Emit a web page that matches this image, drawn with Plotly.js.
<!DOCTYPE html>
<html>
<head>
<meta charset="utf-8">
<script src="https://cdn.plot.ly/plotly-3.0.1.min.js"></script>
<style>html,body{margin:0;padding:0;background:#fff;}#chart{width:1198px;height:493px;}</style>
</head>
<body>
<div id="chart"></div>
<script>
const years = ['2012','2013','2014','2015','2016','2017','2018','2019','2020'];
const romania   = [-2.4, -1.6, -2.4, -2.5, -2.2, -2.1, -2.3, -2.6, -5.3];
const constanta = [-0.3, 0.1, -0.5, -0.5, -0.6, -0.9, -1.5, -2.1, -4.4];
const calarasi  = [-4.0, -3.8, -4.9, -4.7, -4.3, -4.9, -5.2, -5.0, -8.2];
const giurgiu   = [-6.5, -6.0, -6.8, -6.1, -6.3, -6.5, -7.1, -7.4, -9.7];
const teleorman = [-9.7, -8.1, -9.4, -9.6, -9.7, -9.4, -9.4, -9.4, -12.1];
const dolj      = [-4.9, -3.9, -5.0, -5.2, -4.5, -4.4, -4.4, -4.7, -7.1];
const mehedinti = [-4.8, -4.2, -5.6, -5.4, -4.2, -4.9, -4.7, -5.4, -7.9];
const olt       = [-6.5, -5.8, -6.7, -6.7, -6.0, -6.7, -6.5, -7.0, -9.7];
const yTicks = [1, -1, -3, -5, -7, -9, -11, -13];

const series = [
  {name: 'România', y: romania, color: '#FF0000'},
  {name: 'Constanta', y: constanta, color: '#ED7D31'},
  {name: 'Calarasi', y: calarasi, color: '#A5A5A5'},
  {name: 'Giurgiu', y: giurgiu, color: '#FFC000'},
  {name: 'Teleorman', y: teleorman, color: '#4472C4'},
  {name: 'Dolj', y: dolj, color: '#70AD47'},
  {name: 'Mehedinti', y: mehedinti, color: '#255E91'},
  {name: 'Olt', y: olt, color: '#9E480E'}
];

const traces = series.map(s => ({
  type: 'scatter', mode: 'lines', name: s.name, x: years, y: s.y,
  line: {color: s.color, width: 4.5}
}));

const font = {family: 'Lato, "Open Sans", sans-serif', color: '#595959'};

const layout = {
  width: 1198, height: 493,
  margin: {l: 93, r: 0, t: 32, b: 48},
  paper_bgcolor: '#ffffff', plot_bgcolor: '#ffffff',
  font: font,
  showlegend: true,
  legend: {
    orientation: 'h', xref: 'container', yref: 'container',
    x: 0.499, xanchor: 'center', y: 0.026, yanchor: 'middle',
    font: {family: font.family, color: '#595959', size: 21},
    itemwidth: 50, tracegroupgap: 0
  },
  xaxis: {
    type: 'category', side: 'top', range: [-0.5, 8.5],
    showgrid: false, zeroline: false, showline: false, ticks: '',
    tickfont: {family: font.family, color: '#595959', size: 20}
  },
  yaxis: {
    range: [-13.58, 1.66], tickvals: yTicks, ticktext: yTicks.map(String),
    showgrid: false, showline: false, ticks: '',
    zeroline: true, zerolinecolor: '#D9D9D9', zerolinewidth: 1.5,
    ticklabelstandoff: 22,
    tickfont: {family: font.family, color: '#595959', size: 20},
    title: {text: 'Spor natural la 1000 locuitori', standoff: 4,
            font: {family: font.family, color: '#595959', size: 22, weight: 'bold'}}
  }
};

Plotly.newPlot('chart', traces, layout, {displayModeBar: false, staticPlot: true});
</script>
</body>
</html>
******
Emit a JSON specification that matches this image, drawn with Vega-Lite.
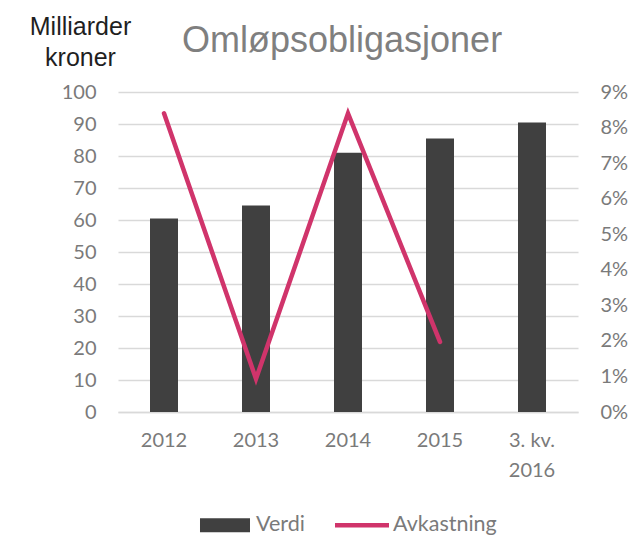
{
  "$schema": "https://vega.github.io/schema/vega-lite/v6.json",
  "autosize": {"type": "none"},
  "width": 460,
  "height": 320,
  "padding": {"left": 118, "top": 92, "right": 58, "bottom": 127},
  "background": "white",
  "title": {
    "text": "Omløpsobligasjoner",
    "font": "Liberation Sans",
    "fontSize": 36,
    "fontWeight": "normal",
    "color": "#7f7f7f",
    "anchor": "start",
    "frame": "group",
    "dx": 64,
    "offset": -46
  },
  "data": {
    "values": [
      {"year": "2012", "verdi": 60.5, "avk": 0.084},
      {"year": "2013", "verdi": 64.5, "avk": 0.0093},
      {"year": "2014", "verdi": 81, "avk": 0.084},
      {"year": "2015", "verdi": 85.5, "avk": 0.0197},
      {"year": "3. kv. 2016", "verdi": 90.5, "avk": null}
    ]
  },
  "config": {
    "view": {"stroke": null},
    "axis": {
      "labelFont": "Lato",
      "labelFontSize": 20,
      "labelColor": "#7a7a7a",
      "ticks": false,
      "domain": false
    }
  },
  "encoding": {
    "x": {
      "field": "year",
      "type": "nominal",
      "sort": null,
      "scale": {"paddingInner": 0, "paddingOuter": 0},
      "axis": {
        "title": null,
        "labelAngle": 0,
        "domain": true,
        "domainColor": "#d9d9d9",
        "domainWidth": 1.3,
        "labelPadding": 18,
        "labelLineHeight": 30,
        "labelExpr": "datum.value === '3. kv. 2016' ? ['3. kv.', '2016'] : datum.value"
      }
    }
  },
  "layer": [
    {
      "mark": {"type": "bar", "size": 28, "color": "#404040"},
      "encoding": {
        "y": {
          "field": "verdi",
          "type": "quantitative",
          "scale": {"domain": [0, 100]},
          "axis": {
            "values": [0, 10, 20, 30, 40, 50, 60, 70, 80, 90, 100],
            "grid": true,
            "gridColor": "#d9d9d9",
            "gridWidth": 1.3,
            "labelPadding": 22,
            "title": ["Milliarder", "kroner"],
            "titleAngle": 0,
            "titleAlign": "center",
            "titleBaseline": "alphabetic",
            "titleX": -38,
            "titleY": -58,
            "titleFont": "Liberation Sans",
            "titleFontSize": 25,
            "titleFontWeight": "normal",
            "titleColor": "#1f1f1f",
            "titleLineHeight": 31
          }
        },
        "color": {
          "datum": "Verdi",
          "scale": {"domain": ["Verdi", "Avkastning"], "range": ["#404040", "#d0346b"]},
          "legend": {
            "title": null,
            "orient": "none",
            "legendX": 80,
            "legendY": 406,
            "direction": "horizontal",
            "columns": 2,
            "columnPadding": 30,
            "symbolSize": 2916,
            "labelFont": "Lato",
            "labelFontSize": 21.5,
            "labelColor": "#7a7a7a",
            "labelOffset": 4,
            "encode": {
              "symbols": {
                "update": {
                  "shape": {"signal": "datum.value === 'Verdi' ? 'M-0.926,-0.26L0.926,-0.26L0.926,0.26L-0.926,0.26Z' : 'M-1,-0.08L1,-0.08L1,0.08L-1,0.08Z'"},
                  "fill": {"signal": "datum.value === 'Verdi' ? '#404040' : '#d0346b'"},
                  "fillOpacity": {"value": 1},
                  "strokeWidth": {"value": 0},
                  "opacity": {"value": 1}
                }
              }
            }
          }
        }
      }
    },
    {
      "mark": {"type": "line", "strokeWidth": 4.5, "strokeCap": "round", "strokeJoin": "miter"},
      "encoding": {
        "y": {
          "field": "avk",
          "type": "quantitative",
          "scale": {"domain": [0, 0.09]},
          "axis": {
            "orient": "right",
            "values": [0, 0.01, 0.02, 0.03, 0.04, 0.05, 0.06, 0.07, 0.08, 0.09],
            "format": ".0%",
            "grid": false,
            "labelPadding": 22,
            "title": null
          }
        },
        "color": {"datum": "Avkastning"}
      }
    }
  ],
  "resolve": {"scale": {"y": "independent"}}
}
******
● **Task details**: Search the entries for the word "Emit" and gather every line where it appears.

● **Exercise solution**:
Emit a web page that matches this image, drawn with Plotly.js.
Emit a JSON specification that matches this image, drawn with Vega-Lite.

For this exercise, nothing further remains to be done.